DHS Releases FY 2020 Grant Allocations
Tuesday, February 18, 2020 | Comments

The U.S. Department of Homeland Security (DHS) released fiscal year (FY) 2020 notices of funding opportunity for eight DHS preparedness grant programs totaling nearly $1.8 billion. The grant programs provide funding to state, local, tribal and territorial governments, as well as transportation authorities, nonprofit organizations and the private sector, to improve the nation’s readiness in preventing and mitigating terrorist attacks and major disasters.

The FY 2020 grant guidance will continue to focus on the nation’s highest risk areas, including urban areas that face the most significant threats. For FY 2020, the Urban Area Security Initiative (UASI) will enhance regional preparedness and capabilities by funding 32 high-threat, high-density urban areas. This represents congressional intent to limit FY 2020 UASI funding to those urban areas that represent up to 85 percent of the nationwide risk.

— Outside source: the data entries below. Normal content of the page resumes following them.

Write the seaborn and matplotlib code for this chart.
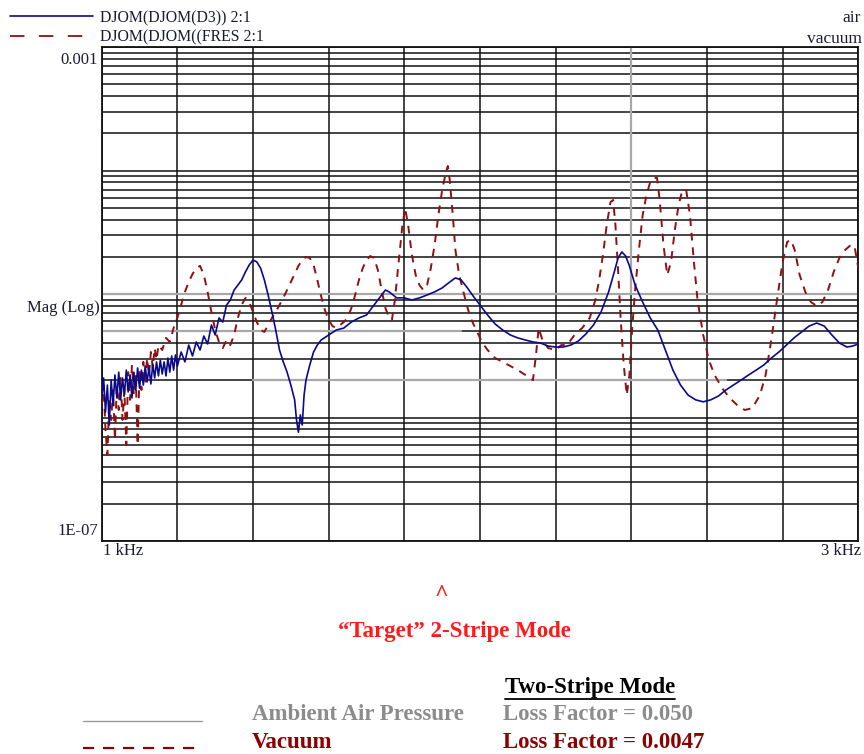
import numpy as np
import pandas as pd
import matplotlib
matplotlib.use("Agg")
import matplotlib.pyplot as plt
from matplotlib.lines import Line2D
from matplotlib.ticker import LogLocator, MultipleLocator, NullFormatter
import seaborn as sns

# ---------------- data ----------------
air_freq = [1000, 1005, 1010, 1015, 1020, 1025, 1030, 1035, 1040, 1045, 1050, 1055, 1060, 1065, 1070,
            1075, 1080, 1085, 1090, 1095, 1100, 1105, 1110, 1115, 1120, 1125, 1130, 1135, 1140, 1145,
            1150, 1155, 1160, 1165, 1170, 1175, 1180, 1185, 1190, 1195, 1200, 1210, 1220, 1230, 1240,
            1250, 1260, 1270, 1280, 1290, 1300, 1310, 1320, 1330, 1340, 1350, 1360, 1370, 1380, 1390,
            1400, 1410, 1420, 1430, 1440, 1450, 1460, 1470, 1480, 1490, 1500, 1510, 1515, 1520, 1525,
            1530, 1535, 1540, 1550, 1560, 1570, 1580, 1600, 1620, 1640, 1660, 1680, 1700, 1720, 1740,
            1750, 1760, 1780, 1800, 1820, 1840, 1860, 1880, 1900, 1920, 1935, 1950, 1965, 1980, 2000,
            2020, 2040, 2060, 2080, 2100, 2120, 2140, 2160, 2180, 2200, 2220, 2240, 2260, 2280, 2300,
            2320, 2340, 2355, 2365, 2375, 2385, 2395, 2410, 2430, 2450, 2470, 2490, 2510, 2530, 2550,
            2570, 2590, 2610, 2630, 2650, 2670, 2690, 2710, 2730, 2750, 2770, 2790, 2810, 2830, 2850,
            2870, 2890, 2910, 2930, 2950, 2970, 2985, 3000]
air_mag = [1.39e-6, 2.09e-6, 1.11e-6, 1.83e-6, 8.7e-7, 2.01e-6, 1.26e-6, 2.21e-6, 1.44e-6, 2.33e-6,
           1.39e-6, 2.09e-6, 1.52e-6, 2.42e-6, 1.61e-6, 2.21e-6, 1.44e-6, 2.33e-6, 1.67e-6, 2.52e-6,
           1.73e-6, 2.42e-6, 1.83e-6, 2.61e-6, 1.94e-6, 2.52e-6, 1.87e-6, 2.71e-6, 2.09e-6, 2.82e-6,
           2.17e-6, 2.92e-6, 2.25e-6, 2.82e-6, 2.17e-6, 3.03e-6, 2.33e-6, 3.15e-6, 2.42e-6, 3.21e-6,
           2.61e-6, 3.39e-6, 2.82e-6, 3.86e-6, 3.15e-6, 4.09e-6, 3.52e-6, 4.57e-6, 3.94e-6, 5.61e-6,
           4.66e-6, 6.4e-6, 5.93e-6, 8.15e-6, 8.94e-6, 1.077e-5, 1.18e-5, 1.30e-5, 1.51e-5, 1.72e-5,
           1.885e-5, 1.82e-5, 1.62e-5, 1.30e-5, 9.81e-6, 7.15e-6, 5.11e-6, 3.52e-6, 2.82e-6, 2.33e-6,
           1.83e-6, 1.39e-6, 9.55e-7, 7.6e-7, 1.05e-6, 8.7e-7, 1.52e-6, 2.01e-6, 2.66e-6, 3.39e-6,
           3.86e-6, 4.24e-6, 4.66e-6, 5.11e-6, 5.3e-6, 5.93e-6, 6.4e-6, 6.76e-6, 8.15e-6, 9.81e-6,
           1.077e-5, 1.04e-5, 9.3e-6, 9.3e-6, 8.94e-6, 9.3e-6, 9.81e-6, 1.04e-5, 1.12e-5, 1.25e-5,
           1.35e-5, 1.30e-5, 1.14e-5, 9.81e-6, 8.15e-6, 6.76e-6, 5.72e-6, 5.11e-6, 4.66e-6, 4.41e-6,
           4.24e-6, 4.09e-6, 4.01e-6, 3.79e-6, 3.72e-6, 3.72e-6, 3.86e-6, 4.16e-6, 4.75e-6, 5.61e-6,
           7.15e-6, 1.04e-5, 1.51e-5, 1.96e-5, 2.19e-5, 2.03e-5, 1.69e-5, 1.18e-5, 8.6e-6, 6.4e-6,
           5.11e-6, 3.52e-6, 2.42e-6, 1.83e-6, 1.52e-6, 1.39e-6, 1.34e-6, 1.39e-6, 1.49e-6, 1.67e-6,
           1.83e-6, 2.01e-6, 2.21e-6, 2.42e-6, 2.66e-6, 3.03e-6, 3.39e-6, 3.86e-6, 4.41e-6, 4.93e-6,
           5.5e-6, 5.82e-6, 5.5e-6, 4.66e-6, 4.01e-6, 3.72e-6, 3.79e-6, 3.94e-6]

vac_freq = [1000, 1005, 1010, 1015, 1020, 1025, 1030, 1035, 1040, 1045, 1050, 1055, 1060, 1065, 1070,
            1075, 1080, 1085, 1090, 1095, 1100, 1105, 1110, 1115, 1120, 1125, 1130, 1135, 1140, 1145,
            1150, 1160, 1170, 1180, 1190, 1200, 1210, 1220, 1230, 1240, 1250, 1260, 1270, 1280, 1290,
            1300, 1310, 1320, 1330, 1340, 1350, 1360, 1370, 1380, 1390, 1400, 1410, 1420, 1430, 1440,
            1450, 1460, 1470, 1480, 1490, 1500, 1510, 1520, 1530, 1540, 1550, 1560, 1570, 1580, 1590,
            1600, 1610, 1620, 1630, 1640, 1650, 1660, 1670, 1680, 1690, 1700, 1710, 1720, 1730, 1740,
            1750, 1760, 1767, 1775, 1785, 1795, 1802, 1810, 1820, 1830, 1840, 1850, 1860, 1870, 1880,
            1890, 1900, 1910, 1915, 1920, 1928, 1935, 1945, 1955, 1965, 1975, 1990, 2005, 2020, 2040,
            2060, 2080, 2100, 2120, 2140, 2148, 2155, 2165, 2180, 2200, 2215, 2230, 2250, 2270, 2290,
            2305, 2315, 2325, 2335, 2345, 2352, 2358, 2365, 2372, 2380, 2388, 2395, 2402, 2410, 2420,
            2430, 2440, 2450, 2460, 2468, 2475, 2485, 2495, 2505, 2515, 2525, 2535, 2545, 2555, 2565,
            2575, 2590, 2605, 2620, 2640, 2660, 2680, 2700, 2720, 2740, 2755, 2770, 2785, 2800, 2812,
            2822, 2832, 2845, 2860, 2875, 2890, 2905, 2920, 2935, 2950, 2965, 2980, 2990, 3000]
vac_mag = [1.26e-6, 1.83e-6, 7.92e-7, 4.97e-7, 1.39e-6, 9.55e-7, 1.67e-6, 6.57e-7, 1.83e-6, 1.15e-6,
           2.09e-6, 9.55e-7, 1.67e-6, 5.99e-7, 2.33e-6, 1.39e-6, 2.66e-6, 1.52e-6, 2.21e-6, 5.99e-7,
           2.42e-6, 1.67e-6, 2.82e-6, 1.83e-6, 3.03e-6, 2.21e-6, 3.39e-6, 2.52e-6, 3.65e-6, 2.92e-6,
           3.86e-6, 3.52e-6, 4.41e-6, 4.09e-6, 5.3e-6, 6.4e-6, 8.15e-6, 1.04e-5, 1.25e-5, 1.45e-5,
           1.62e-5, 1.69e-5, 1.425e-5, 1.04e-5, 7.15e-6, 5.11e-6, 4.09e-6, 3.65e-6, 4.24e-6, 3.86e-6,
           4.66e-6, 6.4e-6, 8.15e-6, 9.3e-6, 8.6e-6, 7.15e-6, 5.93e-6, 5.11e-6, 4.93e-6, 5.61e-6,
           6.4e-6, 7.15e-6, 8.15e-6, 9.3e-6, 1.077e-5, 1.25e-5, 1.45e-5, 1.69e-5, 1.885e-5, 1.99e-5,
           1.96e-5, 1.72e-5, 1.30e-5, 9.6e-6, 7.42e-6, 6.16e-6, 5.5e-6, 5.3e-6, 5.61e-6, 5.93e-6,
           6.4e-6, 7.7e-6, 9.81e-6, 1.30e-5, 1.62e-5, 1.885e-5, 2.03e-5, 1.96e-5, 1.565e-5, 1.077e-5,
           7.7e-6, 6.4e-6, 6.16e-6, 8.94e-6, 1.82e-5, 3.62e-5, 4.97e-5, 3.62e-5, 2.07e-5, 1.425e-5,
           1.18e-5, 1.077e-5, 1.18e-5, 1.62e-5, 2.49e-5, 4.36e-5, 6.95e-5, 9.72e-5, 1.088e-4, 8.4e-5,
           4.36e-5, 2.27e-5, 1.425e-5, 1.077e-5, 8.15e-6, 6.4e-6, 5.11e-6, 4.09e-6, 3.52e-6, 3.03e-6,
           2.82e-6, 2.61e-6, 2.42e-6, 2.21e-6, 2.01e-6, 3.21e-6, 5.3e-6, 4.24e-6, 3.65e-6, 3.52e-6,
           3.86e-6, 3.86e-6, 4.66e-6, 5.3e-6, 6.4e-6, 8.94e-6, 1.30e-5, 2.07e-5, 3.62e-5, 5.56e-5,
           5.77e-5, 3.62e-5, 1.565e-5, 6.16e-6, 2.66e-6, 1.52e-6, 2.21e-6, 5.11e-6, 1.077e-5, 2.27e-5,
           4.36e-5, 6.33e-5, 8.07e-5, 8.7e-5, 8.7e-5, 5.77e-5, 2.49e-5, 1.425e-5, 1.82e-5, 3.30e-5,
           5.26e-5, 6.95e-5, 6.95e-5, 4.36e-5, 1.885e-5, 8.94e-6, 4.66e-6, 2.92e-6, 2.21e-6, 1.73e-6,
           1.44e-6, 1.26e-6, 1.15e-6, 1.19e-6, 1.52e-6, 2.21e-6, 4.24e-6, 8.94e-6, 1.82e-5, 2.64e-5,
           2.74e-5, 2.27e-5, 1.425e-5, 1.04e-5, 8.6e-6, 8.0e-6, 8.6e-6, 1.077e-5, 1.51e-5, 1.96e-5,
           2.27e-5, 2.49e-5, 2.45e-5, 1.62e-5]

series_names = ["DJOM(DJOM(D3)) 2:1", "DJOM(DJOM((FRES 2:1"]
series_tags = ["air", "vacuum"]
y_tick_labels = ["0.001", "1E-07"]
x_tick_labels = ["1 kHz", "3 kHz"]
y_label = "Mag (Log)"
caption = "\u201cTarget\u201d 2-Stripe Mode"
table_head = "Two-Stripe Mode"
row_names = ["Ambient Air Pressure", "Vacuum"]
row_values = ["Loss Factor = 0.050", "Loss Factor = 0.0047"]

# ---------------- styling ----------------
sns.set_style("white")
plt.rcParams["font.family"] = ["Liberation Serif", "DejaVu Serif"]

NAVY = "#0a0a8a"
DKRED = "#8f1010"
GREY = "#8c8c8c"
RED = "#ff1a1a"
TXT = "#1a1a33"

W, H = 864, 754
fig = plt.figure(figsize=(W / 100, H / 100), dpi=100)
L, R, T, B = 101.7, 858.3, 47.0, 541.0
ax = fig.add_axes([L / W, 1 - B / H, (R - L) / W, (B - T) / H])

df_air = pd.DataFrame({"freq": air_freq, "mag": air_mag})
df_vac = pd.DataFrame({"freq": vac_freq, "mag": vac_mag})

ax.set_yscale("log")
ax.set_xlim(1000, 3000)
ax.set_ylim(1e-7, 1e-3)

# grid
ax.xaxis.set_major_locator(MultipleLocator(200))
ax.yaxis.set_major_locator(LogLocator(base=10, numticks=10))
ax.yaxis.set_minor_locator(LogLocator(base=10, subs=np.arange(2, 10), numticks=100))
ax.yaxis.set_minor_formatter(NullFormatter())
ax.grid(True, which="major", axis="both", color="#111111", linewidth=1.1)
ax.grid(True, which="minor", axis="y", color="#111111", linewidth=1.1)
ax.tick_params(which="both", length=0, labelleft=False, labelbottom=False)
ax.set_axisbelow(True)
for s in ax.spines.values():
    s.set_color("#111111")
    s.set_linewidth(1.3)

# grey overlay lines from the second (grey-grid) chart
ax.axhline(1e-5, color="#a8a8a8", linewidth=1.6, zorder=1.5)
ax.plot([1000, 1950], [5e-6, 5e-6], color="#a8a8a8", linewidth=1.6, zorder=1.5)
ax.plot([1400, 2650], [2e-6, 2e-6], color="#a8a8a8", linewidth=1.6, zorder=1.5)
ax.axvline(2400, ymin=0.5, ymax=1.0, color="#a8a8a8", linewidth=1.6, zorder=1.5)

sns.lineplot(data=df_vac, x="freq", y="mag", ax=ax, color=DKRED, linewidth=1.4,
             linestyle=(0, (4, 3.5)), estimator=None, sort=False, zorder=3)
sns.lineplot(data=df_air, x="freq", y="mag", ax=ax, color=NAVY, linewidth=1.2,
             estimator=None, sort=False, zorder=4)
ax.set_xlabel("")
ax.set_ylabel("")


def fx(px):
    return px / W


def fy(py):
    return 1 - py / H


fs = 12
lfs = 11.3
# top-left legend
fig.add_artist(Line2D([fx(10), fx(93)], [fy(16), fy(16)], color=NAVY, linewidth=1.2))
fig.add_artist(Line2D([fx(10), fx(93)], [fy(36), fy(36)], color=DKRED, linewidth=1.3,
                      linestyle=(0, (8, 8))))
fig.text(fx(100), fy(18), series_names[0], fontsize=lfs, color=TXT, va="center", ha="left")
fig.text(fx(100), fy(37), series_names[1], fontsize=lfs, color=TXT, va="center", ha="left")
fig.text(fx(861), fy(18), series_tags[0], fontsize=12.5, color=TXT, va="center", ha="right")
fig.text(fx(862), fy(39), series_tags[1], fontsize=12.5, color=TXT, va="center", ha="right")

# axis labels as text
fig.text(fx(98), fy(60), y_tick_labels[0], fontsize=fs, color=TXT, va="center", ha="right")
fig.text(fx(98), fy(531), y_tick_labels[1], fontsize=fs, color=TXT, va="center", ha="right")
fig.text(fx(100), fy(308), y_label, fontsize=fs, color=TXT, va="center", ha="right")
fig.text(fx(103), fy(551), x_tick_labels[0], fontsize=fs, color=TXT, va="center", ha="left")
fig.text(fx(861), fy(551), x_tick_labels[1], fontsize=fs, color=TXT, va="center", ha="right")

# caption
fig.text(fx(441), fy(594), "^", fontsize=17, color=RED, fontweight="bold", va="center", ha="center")
fig.text(fx(454), fy(632), caption, fontsize=16.5, color=RED, fontweight="bold", va="center", ha="center")

# bottom table
bfs = 16.5
fig.text(fx(505), fy(688), table_head, fontsize=bfs, color="black", fontweight="bold",
         va="center", ha="left")
fig.add_artist(Line2D([fx(505), fx(675)], [fy(699), fy(699)], color="black", linewidth=1.3))
fig.text(fx(252), fy(714), row_names[0], fontsize=bfs, color=GREY, fontweight="bold",
         va="center", ha="left")
fig.text(fx(503), fy(714), row_values[0], fontsize=bfs, color=GREY, fontweight="bold",
         va="center", ha="left")
fig.text(fx(252), fy(742), row_names[1], fontsize=bfs, color="#8b0000", fontweight="bold",
         va="center", ha="left")
fig.text(fx(503), fy(742), row_values[1], fontsize=bfs, color="#8b0000", fontweight="bold",
         va="center", ha="left")
fig.add_artist(Line2D([fx(83), fx(202)], [fy(721), fy(721)], color="#9a9a9a", linewidth=1.0))
fig.add_artist(Line2D([fx(83), fx(202)], [fy(748), fy(748)], color="#8b0000", linewidth=1.6,
                      linestyle=(0, (5, 4))))

fig.savefig("out.png", dpi=100)
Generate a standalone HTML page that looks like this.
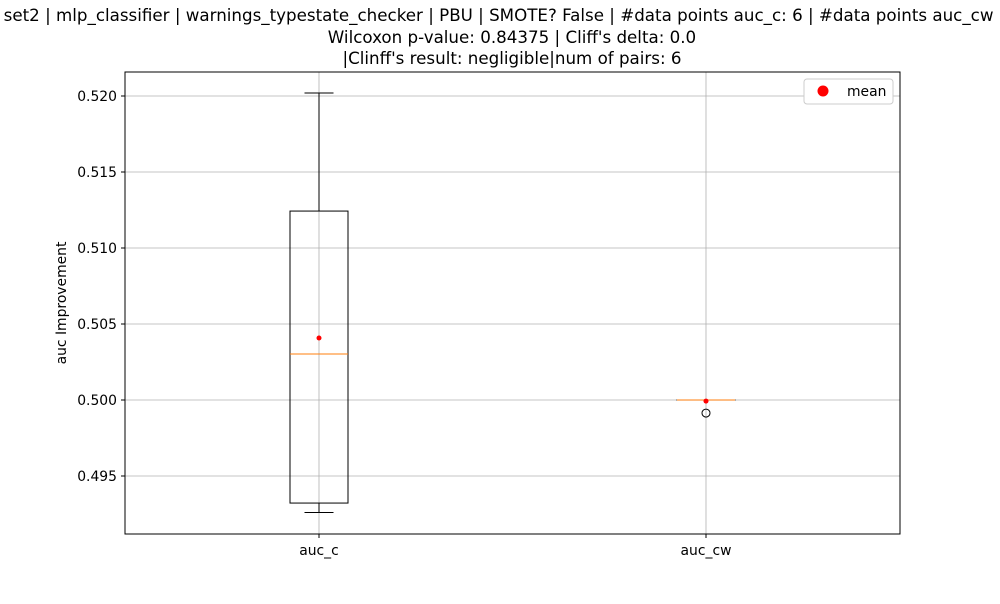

DHS has identified four critical priority areas for attention in the FY 2020 grant cycle: cybersecurity, soft targets and crowded places, intelligence and information sharing, and emerging threats. Applicants will be required to submit investment justifications that address these priorities. In addition, DHS will conduct an effectiveness review process to ensure grant funding is allocated to those projects that most effectively address these priorities.

Grant recipients under the State Homeland Security Grant Program (SHSP) and UASI are required to dedicate a minimum of 20% of awards to address the four priority areas at 5% each.

To allow enough time for the Federal Emergency Management Agency (FEMA) to conduct an initial eligibility review of the application prior to the final submission deadline, applicants are encouraged to complete the Standard Form 424 within Grants.gov by April 8, seven days prior to the end of the application period for all programs.

The grant program allocations include more than $355 million for Emergency Management Performance Grant (EMPG) to assist state, local, tribal and territorial governments in enhancing and sustaining all-hazards emergency management capabilities.

The Homeland Security Grant Program (HSGP) provides more than $1 billion for states and urban areas to prevent, protect against, mitigate, respond to and recover from acts of terrorism and other threats. Within HSGP, the State Homeland Security Program (SHSP) was allocated $415 million, $615 million was allocated to UASI, and Operation Stonegarden (OPSG) received a $90 million allocation.

FEMA has required states to ensure that at least 25% of the total funds awarded to them under SHSP and UASI are dedicated toward law enforcement terrorism prevention activities (LETPA). In addition, states must obligate at least 80% of the funds awarded under SHSP and UASI to local or tribal units of government within 45 days of receipt of the funds.

The Tribal Homeland Security Grant Program (THSGP) was allocated $15 million for eligible tribal nations to implement preparedness initiatives to help strengthen the nation against risk associated with potential terrorist attacks and other hazards. Nonprofit Security Grant Program (NSGP) received a $90 million allocation to support target hardening and other physical security enhancements for nonprofit organizations that are at high risk of a terrorist attack. This year, $50 million is provided to nonprofits in UASI-designated urban areas, and $40 million is provided to nonprofits located in any state or territory.

The Intercity Passenger Rail - Amtrak (IPR) Program was allocated $10 million to protect the Amtrak rail system. The Port Security Grant Program (PSGP) received a $100 million allocation to help protect critical port infrastructure. Transit Security Grant Program (TSGP) was allocated $88 million to owners and operators of transit systems to protect critical surface transportation, and Intercity Bus Security Grant Program (IBSGP) received a $2 million allocation for owners and operators of intercity bus systems to protect surface transportation infrastructure and the traveling public from acts of terrorism and to increase the resilience of transit infrastructure.

“The Department of Homeland Security must continually innovate, evolve and improve upon our preparedness efforts to ensure our state and local partners are resilient for both today and tomorrow,” said DHS Acting Secretary Chad F. Wolf. “Our threat landscape has shifted dramatically over the past 20 years from the large-scale attacks committed by foreign Islamist terrorists to the increased threat of domestic terrorism, attacks on soft targets, such as houses of worship, nightclubs, office buildings and concert venues, and emerging threats such as cyberattacks and the use of unmanned aerial vehicles.

“Importantly, we have also included recommendations from governors and mayors, as well as national security experts and emergency management associations, to enhance our security posture going forward.”